*Direction*
An exact copy of all the data is required, with pictures left out.

*Source material*
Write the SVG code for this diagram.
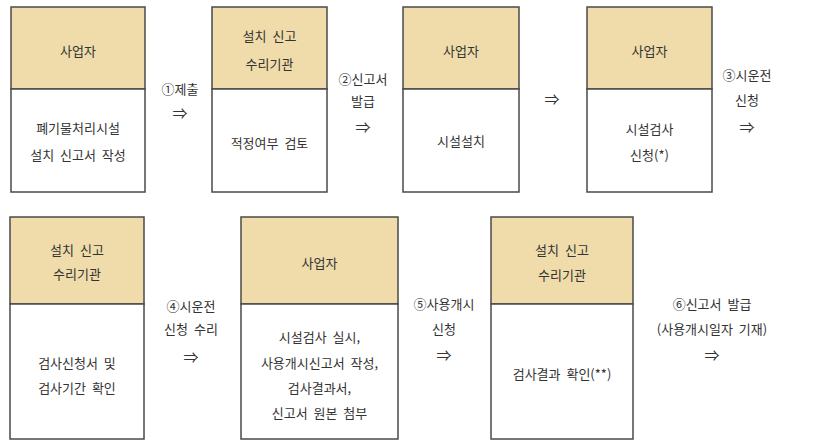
<svg xmlns="http://www.w3.org/2000/svg" width="820" height="446" viewBox="0 0 820 446">
<style>
.hd{fill:#efdcaa;stroke:#4a4a4a;stroke-width:1.5}
.bd{fill:#ffffff;stroke:#4a4a4a;stroke-width:1.5}
text{font-family:"Noto Sans CJK KR","Noto Sans",sans-serif;font-size:13px;fill:#333;text-anchor:middle;dominant-baseline:central;word-spacing:3px}
.ar{font-size:15px}
</style>
<rect width="820" height="446" fill="#fff"/>
<g id="n1">
<rect class="hd" x="11" y="7" width="134" height="82"/>
<rect class="bd" x="11" y="89" width="134" height="103"/>
<text x="78" y="50">사업자</text>
<text x="78" y="127">폐기물처리시설</text>
<text x="78" y="154">설치 신고서 작성</text>
</g>
<g id="n2">
<rect class="hd" x="212" y="7" width="115" height="82"/>
<rect class="bd" x="212" y="89" width="115" height="103"/>
<text x="269.5" y="35">설치 신고</text>
<text x="269.5" y="63">수리기관</text>
<text x="269.5" y="142">적정여부 검토</text>
</g>
<g id="n3">
<rect class="hd" x="403" y="7" width="116" height="82"/>
<rect class="bd" x="403" y="89" width="116" height="103"/>
<text x="461" y="50">사업자</text>
<text x="461" y="140">시설설치</text>
</g>
<g id="n4">
<rect class="hd" x="587" y="7" width="125" height="82"/>
<rect class="bd" x="587" y="89" width="125" height="103"/>
<text x="649.5" y="50">사업자</text>
<text x="649.5" y="128">시설검사</text>
<text x="649.5" y="154">신청(*)</text>
</g>
<g id="n5">
<rect class="hd" x="10" y="217" width="134" height="87"/>
<rect class="bd" x="10" y="304" width="134" height="135"/>
<text x="77" y="249">설치 신고</text>
<text x="77" y="273">수리기관</text>
<text x="77" y="362">검사신청서 및</text>
<text x="77" y="387">검사기간 확인</text>
</g>
<g id="n6">
<rect class="hd" x="241" y="217" width="157" height="87"/>
<rect class="bd" x="241" y="304" width="157" height="135"/>
<text x="319.5" y="262">사업자</text>
<text x="319.5" y="336">시설검사 실시,</text>
<text x="319.5" y="362">사용개시신고서 작성,</text>
<text x="319.5" y="387">검사결과서,</text>
<text x="319.5" y="412">신고서 원본 첨부</text>
</g>
<g id="n7">
<rect class="hd" x="491" y="217" width="142" height="87"/>
<rect class="bd" x="491" y="304" width="142" height="135"/>
<text x="562" y="249">설치 신고</text>
<text x="562" y="274">수리기관</text>
<text x="562" y="373">검사결과 확인(**)</text>
</g>
<g id="connectors">
<text x="180" y="88">①제출</text>
<text class="ar" x="180" y="112">⇒</text>
<text x="363" y="78">②신고서</text>
<text x="363" y="100">발급</text>
<text class="ar" x="363" y="126">⇒</text>
<text class="ar" x="552" y="98">⇒</text>
<text x="747" y="74">③시운전</text>
<text x="747" y="99">신청</text>
<text class="ar" x="747" y="126">⇒</text>
<text x="191" y="305">④시운전</text>
<text x="191" y="328">신청 수리</text>
<text class="ar" x="191" y="356">⇒</text>
<text x="444" y="303">⑤사용개시</text>
<text x="444" y="328">신청</text>
<text class="ar" x="444" y="354">⇒</text>
<text x="712" y="303">⑥신고서 발급</text>
<text x="712" y="328">(사용개시일자 기재)</text>
<text class="ar" x="712" y="354">⇒</text>
</g>
</svg>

*Response below*
Write the SVG code for this diagram.
<svg xmlns="http://www.w3.org/2000/svg" width="820" height="446" viewBox="0 0 820 446">
<style>
.hd{fill:#efdcaa;stroke:#4a4a4a;stroke-width:1.5}
.bd{fill:#ffffff;stroke:#4a4a4a;stroke-width:1.5}
text{font-family:"Noto Sans CJK KR","Noto Sans",sans-serif;font-size:13px;fill:#333;text-anchor:middle;dominant-baseline:central;word-spacing:3px}
.ar{font-size:15px}
</style>
<rect width="820" height="446" fill="#fff"/>
<g id="n1">
<rect class="hd" x="11" y="7" width="134" height="82"/>
<rect class="bd" x="11" y="89" width="134" height="103"/>
<text x="78" y="50">사업자</text>
<text x="78" y="127">폐기물처리시설</text>
<text x="78" y="154">설치 신고서 작성</text>
</g>
<g id="n2">
<rect class="hd" x="212" y="7" width="115" height="82"/>
<rect class="bd" x="212" y="89" width="115" height="103"/>
<text x="269.5" y="35">설치 신고</text>
<text x="269.5" y="63">수리기관</text>
<text x="269.5" y="142">적정여부 검토</text>
</g>
<g id="n3">
<rect class="hd" x="403" y="7" width="116" height="82"/>
<rect class="bd" x="403" y="89" width="116" height="103"/>
<text x="461" y="50">사업자</text>
<text x="461" y="140">시설설치</text>
</g>
<g id="n4">
<rect class="hd" x="587" y="7" width="125" height="82"/>
<rect class="bd" x="587" y="89" width="125" height="103"/>
<text x="649.5" y="50">사업자</text>
<text x="649.5" y="128">시설검사</text>
<text x="649.5" y="154">신청(*)</text>
</g>
<g id="n5">
<rect class="hd" x="10" y="217" width="134" height="87"/>
<rect class="bd" x="10" y="304" width="134" height="135"/>
<text x="77" y="249">설치 신고</text>
<text x="77" y="273">수리기관</text>
<text x="77" y="362">검사신청서 및</text>
<text x="77" y="387">검사기간 확인</text>
</g>
<g id="n6">
<rect class="hd" x="241" y="217" width="157" height="87"/>
<rect class="bd" x="241" y="304" width="157" height="135"/>
<text x="319.5" y="262">사업자</text>
<text x="319.5" y="336">시설검사 실시,</text>
<text x="319.5" y="362">사용개시신고서 작성,</text>
<text x="319.5" y="387">검사결과서,</text>
<text x="319.5" y="412">신고서 원본 첨부</text>
</g>
<g id="n7">
<rect class="hd" x="491" y="217" width="142" height="87"/>
<rect class="bd" x="491" y="304" width="142" height="135"/>
<text x="562" y="249">설치 신고</text>
<text x="562" y="274">수리기관</text>
<text x="562" y="373">검사결과 확인(**)</text>
</g>
<g id="connectors">
<text x="180" y="88">①제출</text>
<text class="ar" x="180" y="112">⇒</text>
<text x="363" y="78">②신고서</text>
<text x="363" y="100">발급</text>
<text class="ar" x="363" y="126">⇒</text>
<text class="ar" x="552" y="98">⇒</text>
<text x="747" y="74">③시운전</text>
<text x="747" y="99">신청</text>
<text class="ar" x="747" y="126">⇒</text>
<text x="191" y="305">④시운전</text>
<text x="191" y="328">신청 수리</text>
<text class="ar" x="191" y="356">⇒</text>
<text x="444" y="303">⑤사용개시</text>
<text x="444" y="328">신청</text>
<text class="ar" x="444" y="354">⇒</text>
<text x="712" y="303">⑥신고서 발급</text>
<text x="712" y="328">(사용개시일자 기재)</text>
<text class="ar" x="712" y="354">⇒</text>
</g>
</svg>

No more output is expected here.